── Collected material ──

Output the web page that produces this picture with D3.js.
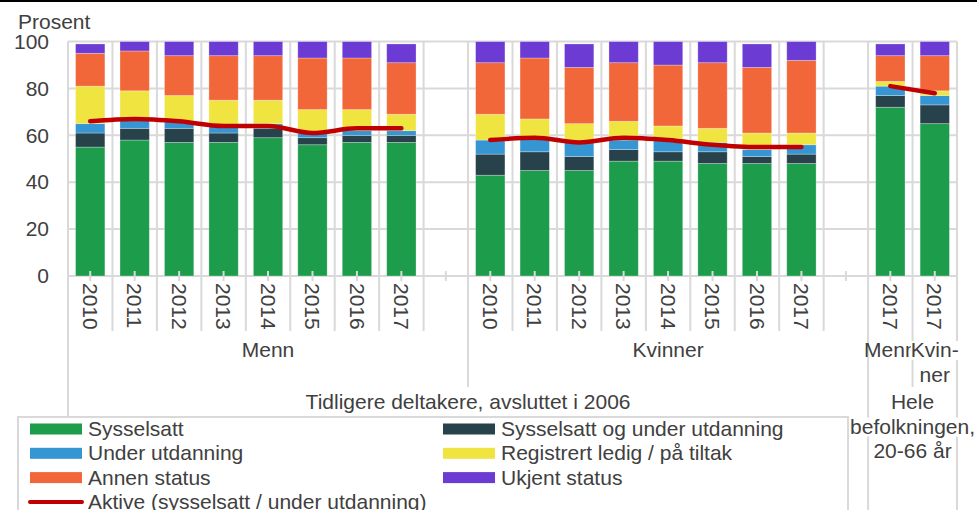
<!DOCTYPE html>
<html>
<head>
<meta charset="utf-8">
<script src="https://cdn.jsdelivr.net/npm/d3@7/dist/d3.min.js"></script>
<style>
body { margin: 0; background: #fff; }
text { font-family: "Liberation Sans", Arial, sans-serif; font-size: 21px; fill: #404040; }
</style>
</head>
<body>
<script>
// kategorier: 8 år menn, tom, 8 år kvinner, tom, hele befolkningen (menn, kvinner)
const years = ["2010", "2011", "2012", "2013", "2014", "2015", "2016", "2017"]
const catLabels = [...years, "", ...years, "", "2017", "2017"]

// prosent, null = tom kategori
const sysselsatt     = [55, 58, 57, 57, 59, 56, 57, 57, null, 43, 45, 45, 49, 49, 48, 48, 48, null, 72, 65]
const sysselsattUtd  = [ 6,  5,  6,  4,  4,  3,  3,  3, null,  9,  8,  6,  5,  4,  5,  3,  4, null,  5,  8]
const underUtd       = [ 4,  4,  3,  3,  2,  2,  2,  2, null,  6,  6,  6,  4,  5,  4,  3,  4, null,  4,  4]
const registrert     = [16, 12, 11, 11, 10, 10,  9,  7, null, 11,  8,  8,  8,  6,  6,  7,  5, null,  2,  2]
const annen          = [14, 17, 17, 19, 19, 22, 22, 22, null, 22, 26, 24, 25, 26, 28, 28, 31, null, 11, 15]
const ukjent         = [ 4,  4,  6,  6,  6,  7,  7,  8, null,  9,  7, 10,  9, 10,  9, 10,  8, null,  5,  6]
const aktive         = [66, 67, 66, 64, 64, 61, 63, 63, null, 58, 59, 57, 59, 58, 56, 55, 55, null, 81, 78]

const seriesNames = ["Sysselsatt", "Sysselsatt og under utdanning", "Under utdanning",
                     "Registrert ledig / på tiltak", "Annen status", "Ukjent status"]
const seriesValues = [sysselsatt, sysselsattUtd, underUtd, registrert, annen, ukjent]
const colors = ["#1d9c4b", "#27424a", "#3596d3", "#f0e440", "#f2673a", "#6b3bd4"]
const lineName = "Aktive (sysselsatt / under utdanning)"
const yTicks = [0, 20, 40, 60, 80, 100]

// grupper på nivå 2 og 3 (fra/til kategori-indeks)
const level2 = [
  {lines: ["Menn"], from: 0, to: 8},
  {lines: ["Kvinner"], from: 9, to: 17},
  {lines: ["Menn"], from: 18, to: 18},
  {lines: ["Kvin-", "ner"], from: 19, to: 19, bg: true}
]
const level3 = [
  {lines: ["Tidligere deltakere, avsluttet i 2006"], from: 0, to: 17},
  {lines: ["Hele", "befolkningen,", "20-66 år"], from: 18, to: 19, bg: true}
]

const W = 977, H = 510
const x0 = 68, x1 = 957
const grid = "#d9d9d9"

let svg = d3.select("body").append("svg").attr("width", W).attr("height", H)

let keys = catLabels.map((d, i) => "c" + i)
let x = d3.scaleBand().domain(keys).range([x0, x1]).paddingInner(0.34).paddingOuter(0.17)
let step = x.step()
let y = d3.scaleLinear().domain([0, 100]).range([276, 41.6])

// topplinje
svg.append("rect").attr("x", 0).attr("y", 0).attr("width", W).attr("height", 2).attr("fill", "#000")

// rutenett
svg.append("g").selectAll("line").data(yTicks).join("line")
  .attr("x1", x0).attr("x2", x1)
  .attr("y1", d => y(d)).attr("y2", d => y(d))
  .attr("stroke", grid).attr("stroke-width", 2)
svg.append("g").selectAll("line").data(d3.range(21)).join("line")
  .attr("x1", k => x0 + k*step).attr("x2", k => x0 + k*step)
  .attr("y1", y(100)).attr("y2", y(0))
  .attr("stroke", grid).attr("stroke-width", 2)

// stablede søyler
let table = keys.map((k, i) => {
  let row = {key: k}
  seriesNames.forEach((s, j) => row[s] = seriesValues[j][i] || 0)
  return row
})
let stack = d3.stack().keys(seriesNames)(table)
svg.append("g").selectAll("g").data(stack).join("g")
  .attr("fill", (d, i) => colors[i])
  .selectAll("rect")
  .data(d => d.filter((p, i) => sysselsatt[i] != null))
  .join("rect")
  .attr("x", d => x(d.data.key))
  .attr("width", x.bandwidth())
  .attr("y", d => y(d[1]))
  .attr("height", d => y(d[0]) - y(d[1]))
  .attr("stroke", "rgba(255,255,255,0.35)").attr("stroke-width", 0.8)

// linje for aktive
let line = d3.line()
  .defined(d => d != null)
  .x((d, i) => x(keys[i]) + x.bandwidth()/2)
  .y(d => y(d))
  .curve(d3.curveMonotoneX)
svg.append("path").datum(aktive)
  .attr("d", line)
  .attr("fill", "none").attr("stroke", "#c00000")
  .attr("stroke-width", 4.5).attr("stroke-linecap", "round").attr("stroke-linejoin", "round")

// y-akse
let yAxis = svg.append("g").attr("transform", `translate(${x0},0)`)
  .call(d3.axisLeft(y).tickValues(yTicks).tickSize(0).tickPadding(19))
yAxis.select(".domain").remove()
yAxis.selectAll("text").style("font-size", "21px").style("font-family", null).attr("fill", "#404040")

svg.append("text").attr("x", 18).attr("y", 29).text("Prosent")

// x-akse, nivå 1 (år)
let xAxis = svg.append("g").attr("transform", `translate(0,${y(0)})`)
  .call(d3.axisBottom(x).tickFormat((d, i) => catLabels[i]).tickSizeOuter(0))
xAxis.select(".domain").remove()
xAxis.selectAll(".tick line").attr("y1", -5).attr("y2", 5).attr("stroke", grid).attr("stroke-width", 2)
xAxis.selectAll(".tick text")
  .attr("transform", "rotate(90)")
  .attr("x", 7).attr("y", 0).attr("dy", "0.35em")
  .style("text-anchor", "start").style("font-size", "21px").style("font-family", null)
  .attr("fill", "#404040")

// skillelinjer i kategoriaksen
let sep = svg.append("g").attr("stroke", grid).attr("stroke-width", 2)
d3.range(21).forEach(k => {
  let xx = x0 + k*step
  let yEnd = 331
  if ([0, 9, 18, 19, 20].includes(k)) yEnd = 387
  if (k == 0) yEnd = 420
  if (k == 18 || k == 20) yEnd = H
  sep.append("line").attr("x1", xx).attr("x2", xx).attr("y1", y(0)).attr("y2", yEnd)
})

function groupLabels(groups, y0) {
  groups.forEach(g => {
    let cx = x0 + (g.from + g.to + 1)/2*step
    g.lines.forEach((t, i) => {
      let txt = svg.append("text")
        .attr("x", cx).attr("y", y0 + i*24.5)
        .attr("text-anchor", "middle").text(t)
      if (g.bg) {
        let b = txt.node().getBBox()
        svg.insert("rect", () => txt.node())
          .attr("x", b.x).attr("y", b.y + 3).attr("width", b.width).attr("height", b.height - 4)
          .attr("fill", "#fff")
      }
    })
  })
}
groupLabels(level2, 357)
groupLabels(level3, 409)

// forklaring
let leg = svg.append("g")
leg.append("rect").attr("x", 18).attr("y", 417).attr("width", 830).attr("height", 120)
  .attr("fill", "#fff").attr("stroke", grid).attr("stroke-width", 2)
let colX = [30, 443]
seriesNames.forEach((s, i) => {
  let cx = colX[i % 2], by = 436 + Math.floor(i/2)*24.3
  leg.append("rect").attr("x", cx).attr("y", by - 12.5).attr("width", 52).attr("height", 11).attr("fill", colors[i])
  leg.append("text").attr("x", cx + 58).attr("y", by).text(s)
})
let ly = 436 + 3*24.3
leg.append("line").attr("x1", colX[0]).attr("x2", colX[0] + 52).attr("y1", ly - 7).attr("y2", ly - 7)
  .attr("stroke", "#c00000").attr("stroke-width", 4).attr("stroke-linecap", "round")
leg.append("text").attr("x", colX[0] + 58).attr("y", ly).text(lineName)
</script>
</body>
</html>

───

**Task statement:** Retype the data above exactly; pictures are not part of the copy.

**Reply to the task:**
Output the web page that produces this picture with D3.js.
<!DOCTYPE html>
<html>
<head>
<meta charset="utf-8">
<script src="https://cdn.jsdelivr.net/npm/d3@7/dist/d3.min.js"></script>
<style>
body { margin: 0; background: #fff; }
text { font-family: "Liberation Sans", Arial, sans-serif; font-size: 21px; fill: #404040; }
</style>
</head>
<body>
<script>
// kategorier: 8 år menn, tom, 8 år kvinner, tom, hele befolkningen (menn, kvinner)
const years = ["2010", "2011", "2012", "2013", "2014", "2015", "2016", "2017"]
const catLabels = [...years, "", ...years, "", "2017", "2017"]

// prosent, null = tom kategori
const sysselsatt     = [55, 58, 57, 57, 59, 56, 57, 57, null, 43, 45, 45, 49, 49, 48, 48, 48, null, 72, 65]
const sysselsattUtd  = [ 6,  5,  6,  4,  4,  3,  3,  3, null,  9,  8,  6,  5,  4,  5,  3,  4, null,  5,  8]
const underUtd       = [ 4,  4,  3,  3,  2,  2,  2,  2, null,  6,  6,  6,  4,  5,  4,  3,  4, null,  4,  4]
const registrert     = [16, 12, 11, 11, 10, 10,  9,  7, null, 11,  8,  8,  8,  6,  6,  7,  5, null,  2,  2]
const annen          = [14, 17, 17, 19, 19, 22, 22, 22, null, 22, 26, 24, 25, 26, 28, 28, 31, null, 11, 15]
const ukjent         = [ 4,  4,  6,  6,  6,  7,  7,  8, null,  9,  7, 10,  9, 10,  9, 10,  8, null,  5,  6]
const aktive         = [66, 67, 66, 64, 64, 61, 63, 63, null, 58, 59, 57, 59, 58, 56, 55, 55, null, 81, 78]

const seriesNames = ["Sysselsatt", "Sysselsatt og under utdanning", "Under utdanning",
                     "Registrert ledig / på tiltak", "Annen status", "Ukjent status"]
const seriesValues = [sysselsatt, sysselsattUtd, underUtd, registrert, annen, ukjent]
const colors = ["#1d9c4b", "#27424a", "#3596d3", "#f0e440", "#f2673a", "#6b3bd4"]
const lineName = "Aktive (sysselsatt / under utdanning)"
const yTicks = [0, 20, 40, 60, 80, 100]

// grupper på nivå 2 og 3 (fra/til kategori-indeks)
const level2 = [
  {lines: ["Menn"], from: 0, to: 8},
  {lines: ["Kvinner"], from: 9, to: 17},
  {lines: ["Menn"], from: 18, to: 18},
  {lines: ["Kvin-", "ner"], from: 19, to: 19, bg: true}
]
const level3 = [
  {lines: ["Tidligere deltakere, avsluttet i 2006"], from: 0, to: 17},
  {lines: ["Hele", "befolkningen,", "20-66 år"], from: 18, to: 19, bg: true}
]

const W = 977, H = 510
const x0 = 68, x1 = 957
const grid = "#d9d9d9"

let svg = d3.select("body").append("svg").attr("width", W).attr("height", H)

let keys = catLabels.map((d, i) => "c" + i)
let x = d3.scaleBand().domain(keys).range([x0, x1]).paddingInner(0.34).paddingOuter(0.17)
let step = x.step()
let y = d3.scaleLinear().domain([0, 100]).range([276, 41.6])

// topplinje
svg.append("rect").attr("x", 0).attr("y", 0).attr("width", W).attr("height", 2).attr("fill", "#000")

// rutenett
svg.append("g").selectAll("line").data(yTicks).join("line")
  .attr("x1", x0).attr("x2", x1)
  .attr("y1", d => y(d)).attr("y2", d => y(d))
  .attr("stroke", grid).attr("stroke-width", 2)
svg.append("g").selectAll("line").data(d3.range(21)).join("line")
  .attr("x1", k => x0 + k*step).attr("x2", k => x0 + k*step)
  .attr("y1", y(100)).attr("y2", y(0))
  .attr("stroke", grid).attr("stroke-width", 2)

// stablede søyler
let table = keys.map((k, i) => {
  let row = {key: k}
  seriesNames.forEach((s, j) => row[s] = seriesValues[j][i] || 0)
  return row
})
let stack = d3.stack().keys(seriesNames)(table)
svg.append("g").selectAll("g").data(stack).join("g")
  .attr("fill", (d, i) => colors[i])
  .selectAll("rect")
  .data(d => d.filter((p, i) => sysselsatt[i] != null))
  .join("rect")
  .attr("x", d => x(d.data.key))
  .attr("width", x.bandwidth())
  .attr("y", d => y(d[1]))
  .attr("height", d => y(d[0]) - y(d[1]))
  .attr("stroke", "rgba(255,255,255,0.35)").attr("stroke-width", 0.8)

// linje for aktive
let line = d3.line()
  .defined(d => d != null)
  .x((d, i) => x(keys[i]) + x.bandwidth()/2)
  .y(d => y(d))
  .curve(d3.curveMonotoneX)
svg.append("path").datum(aktive)
  .attr("d", line)
  .attr("fill", "none").attr("stroke", "#c00000")
  .attr("stroke-width", 4.5).attr("stroke-linecap", "round").attr("stroke-linejoin", "round")

// y-akse
let yAxis = svg.append("g").attr("transform", `translate(${x0},0)`)
  .call(d3.axisLeft(y).tickValues(yTicks).tickSize(0).tickPadding(19))
yAxis.select(".domain").remove()
yAxis.selectAll("text").style("font-size", "21px").style("font-family", null).attr("fill", "#404040")

svg.append("text").attr("x", 18).attr("y", 29).text("Prosent")

// x-akse, nivå 1 (år)
let xAxis = svg.append("g").attr("transform", `translate(0,${y(0)})`)
  .call(d3.axisBottom(x).tickFormat((d, i) => catLabels[i]).tickSizeOuter(0))
xAxis.select(".domain").remove()
xAxis.selectAll(".tick line").attr("y1", -5).attr("y2", 5).attr("stroke", grid).attr("stroke-width", 2)
xAxis.selectAll(".tick text")
  .attr("transform", "rotate(90)")
  .attr("x", 7).attr("y", 0).attr("dy", "0.35em")
  .style("text-anchor", "start").style("font-size", "21px").style("font-family", null)
  .attr("fill", "#404040")

// skillelinjer i kategoriaksen
let sep = svg.append("g").attr("stroke", grid).attr("stroke-width", 2)
d3.range(21).forEach(k => {
  let xx = x0 + k*step
  let yEnd = 331
  if ([0, 9, 18, 19, 20].includes(k)) yEnd = 387
  if (k == 0) yEnd = 420
  if (k == 18 || k == 20) yEnd = H
  sep.append("line").attr("x1", xx).attr("x2", xx).attr("y1", y(0)).attr("y2", yEnd)
})

function groupLabels(groups, y0) {
  groups.forEach(g => {
    let cx = x0 + (g.from + g.to + 1)/2*step
    g.lines.forEach((t, i) => {
      let txt = svg.append("text")
        .attr("x", cx).attr("y", y0 + i*24.5)
        .attr("text-anchor", "middle").text(t)
      if (g.bg) {
        let b = txt.node().getBBox()
        svg.insert("rect", () => txt.node())
          .attr("x", b.x).attr("y", b.y + 3).attr("width", b.width).attr("height", b.height - 4)
          .attr("fill", "#fff")
      }
    })
  })
}
groupLabels(level2, 357)
groupLabels(level3, 409)

// forklaring
let leg = svg.append("g")
leg.append("rect").attr("x", 18).attr("y", 417).attr("width", 830).attr("height", 120)
  .attr("fill", "#fff").attr("stroke", grid).attr("stroke-width", 2)
let colX = [30, 443]
seriesNames.forEach((s, i) => {
  let cx = colX[i % 2], by = 436 + Math.floor(i/2)*24.3
  leg.append("rect").attr("x", cx).attr("y", by - 12.5).attr("width", 52).attr("height", 11).attr("fill", colors[i])
  leg.append("text").attr("x", cx + 58).attr("y", by).text(s)
})
let ly = 436 + 3*24.3
leg.append("line").attr("x1", colX[0]).attr("x2", colX[0] + 52).attr("y1", ly - 7).attr("y2", ly - 7)
  .attr("stroke", "#c00000").attr("stroke-width", 4).attr("stroke-linecap", "round")
leg.append("text").attr("x", colX[0] + 58).attr("y", ly).text(lineName)
</script>
</body>
</html>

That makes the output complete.